Required task: Copy verbatim the material from its first line to the line that holds "from matplotlib.ticker import MultipleLocator", including that line.

======== Supplied material ========

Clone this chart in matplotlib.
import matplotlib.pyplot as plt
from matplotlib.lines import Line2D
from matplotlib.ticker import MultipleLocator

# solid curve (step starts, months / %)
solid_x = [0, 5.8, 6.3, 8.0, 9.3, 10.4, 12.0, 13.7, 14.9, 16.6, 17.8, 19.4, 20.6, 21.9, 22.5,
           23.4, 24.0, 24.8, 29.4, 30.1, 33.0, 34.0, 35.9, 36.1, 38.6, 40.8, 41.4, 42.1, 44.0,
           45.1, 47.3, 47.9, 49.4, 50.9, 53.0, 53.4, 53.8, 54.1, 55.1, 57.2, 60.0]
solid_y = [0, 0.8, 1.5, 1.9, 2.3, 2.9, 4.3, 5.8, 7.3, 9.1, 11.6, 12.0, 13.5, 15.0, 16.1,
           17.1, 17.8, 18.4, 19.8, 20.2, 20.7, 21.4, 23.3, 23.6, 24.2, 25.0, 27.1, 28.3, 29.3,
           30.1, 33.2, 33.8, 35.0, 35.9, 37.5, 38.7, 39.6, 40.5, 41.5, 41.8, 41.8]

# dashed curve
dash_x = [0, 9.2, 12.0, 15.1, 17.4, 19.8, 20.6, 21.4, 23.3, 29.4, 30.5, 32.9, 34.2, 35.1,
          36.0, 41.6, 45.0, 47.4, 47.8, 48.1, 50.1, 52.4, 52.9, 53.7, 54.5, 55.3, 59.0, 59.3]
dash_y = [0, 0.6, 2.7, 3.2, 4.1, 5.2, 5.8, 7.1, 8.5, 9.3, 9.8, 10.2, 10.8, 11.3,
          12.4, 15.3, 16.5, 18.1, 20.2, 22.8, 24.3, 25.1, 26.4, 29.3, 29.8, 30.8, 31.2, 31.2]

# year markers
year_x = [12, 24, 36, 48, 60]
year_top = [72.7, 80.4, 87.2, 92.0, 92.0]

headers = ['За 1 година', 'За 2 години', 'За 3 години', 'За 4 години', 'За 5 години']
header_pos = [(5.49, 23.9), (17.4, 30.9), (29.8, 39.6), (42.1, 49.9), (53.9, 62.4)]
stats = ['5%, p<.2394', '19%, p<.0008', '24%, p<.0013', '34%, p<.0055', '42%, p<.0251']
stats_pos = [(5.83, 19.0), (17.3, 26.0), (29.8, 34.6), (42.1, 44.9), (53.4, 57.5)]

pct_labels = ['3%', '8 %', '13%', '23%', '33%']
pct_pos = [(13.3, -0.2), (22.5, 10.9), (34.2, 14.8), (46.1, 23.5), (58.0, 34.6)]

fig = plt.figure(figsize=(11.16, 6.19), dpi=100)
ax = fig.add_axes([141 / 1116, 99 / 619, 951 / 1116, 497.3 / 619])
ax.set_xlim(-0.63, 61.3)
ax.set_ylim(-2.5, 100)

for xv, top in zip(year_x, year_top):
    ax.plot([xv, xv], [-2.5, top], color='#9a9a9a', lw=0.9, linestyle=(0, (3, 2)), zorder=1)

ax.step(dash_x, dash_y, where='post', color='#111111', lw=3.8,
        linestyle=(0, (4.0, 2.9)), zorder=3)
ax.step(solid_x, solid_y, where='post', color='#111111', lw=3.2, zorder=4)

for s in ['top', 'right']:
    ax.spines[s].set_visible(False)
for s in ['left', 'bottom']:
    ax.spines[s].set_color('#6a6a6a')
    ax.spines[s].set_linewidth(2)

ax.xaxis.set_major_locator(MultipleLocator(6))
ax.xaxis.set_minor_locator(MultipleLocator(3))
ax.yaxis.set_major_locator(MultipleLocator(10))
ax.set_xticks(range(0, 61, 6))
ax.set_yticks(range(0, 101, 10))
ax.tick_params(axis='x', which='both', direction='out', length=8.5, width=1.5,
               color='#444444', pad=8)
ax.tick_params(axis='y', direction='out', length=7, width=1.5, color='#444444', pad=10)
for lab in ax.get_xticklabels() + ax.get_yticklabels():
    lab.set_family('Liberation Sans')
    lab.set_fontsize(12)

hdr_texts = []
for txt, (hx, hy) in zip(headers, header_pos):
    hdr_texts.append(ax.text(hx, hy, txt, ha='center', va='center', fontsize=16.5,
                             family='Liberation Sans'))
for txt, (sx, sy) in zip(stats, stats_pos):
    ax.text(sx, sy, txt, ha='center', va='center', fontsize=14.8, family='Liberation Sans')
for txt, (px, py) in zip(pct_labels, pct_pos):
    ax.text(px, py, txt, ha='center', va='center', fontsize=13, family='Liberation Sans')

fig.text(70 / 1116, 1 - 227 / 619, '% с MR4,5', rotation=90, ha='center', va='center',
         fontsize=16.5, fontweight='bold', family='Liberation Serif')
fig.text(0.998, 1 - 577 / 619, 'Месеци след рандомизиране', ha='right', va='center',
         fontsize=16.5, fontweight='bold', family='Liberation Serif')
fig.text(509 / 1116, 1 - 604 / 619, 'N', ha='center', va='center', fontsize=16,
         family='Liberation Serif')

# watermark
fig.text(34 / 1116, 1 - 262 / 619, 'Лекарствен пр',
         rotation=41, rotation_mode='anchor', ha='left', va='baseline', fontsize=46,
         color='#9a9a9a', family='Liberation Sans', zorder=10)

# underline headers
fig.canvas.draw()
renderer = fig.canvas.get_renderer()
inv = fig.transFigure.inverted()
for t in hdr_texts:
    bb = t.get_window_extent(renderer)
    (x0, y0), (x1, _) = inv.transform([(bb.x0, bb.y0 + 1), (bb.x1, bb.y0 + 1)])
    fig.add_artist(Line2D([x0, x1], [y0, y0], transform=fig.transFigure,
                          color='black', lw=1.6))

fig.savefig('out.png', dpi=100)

========

Correct result:
Clone this chart in matplotlib.
import matplotlib.pyplot as plt
from matplotlib.lines import Line2D
from matplotlib.ticker import MultipleLocator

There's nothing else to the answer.